To run the model I use the following code (can use either the engine or deserialized engine)

auto execution_context = TRTUniquePtr<nvinfer1::IExecutionContext>(engine->createExecutionContext());
bool executed = execution_context->enqueue(1, bindings, stream, nullptr);

Is there something I am missing when deserializing the model?
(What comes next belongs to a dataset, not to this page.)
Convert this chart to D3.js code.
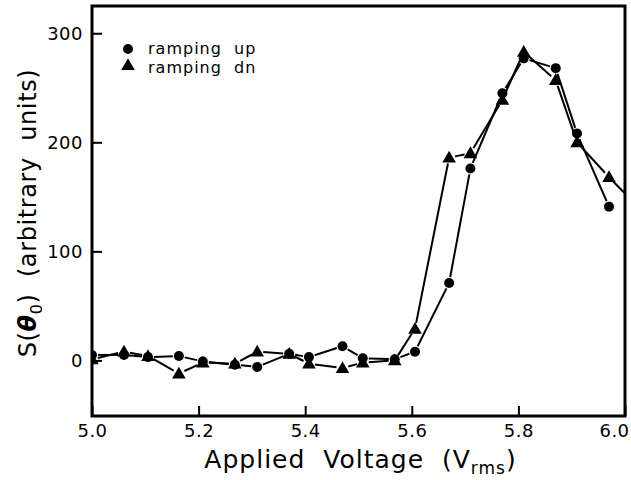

Given the code I have listed above, I would expect the model to produce the same results as the original model right?

Environment

OS Version: Ubuntu 18.0.4 x86_64
Cuda Driver: 460.80
Onnx 1.6.0
Tensorrt Version: 7.1.3

Model

Here is the onnx model (stripping out the parameters):
model_stripped.onnx (34.3 KB)

Hi,
Request you to share the ONNX model and the script if not shared already so that we can assist you better.
Alongside you can try few things:

  1. validating your model with the below snippet

check_model.py

import sys
import onnx
filename = yourONNXmodel
model = onnx.load(filename)
onnx.checker.check_model(model).
2) Try running your model with trtexec command.

In case you are still facing issue, request you to share the trtexec “”–verbose"" log for further debugging
Thanks!

So I have only noticed this when running using the c++ API. On my Jetson Xavier, I have verified that trtexec produces the same results with the serialized model before / after saving the engine.

I will try making a small c++ unit test to verify the approach.

Hi @VivekKrishnan,

We recommend you to please share issue repro minimal scripts and steps to try from our end as well for better assistance.

Thank you.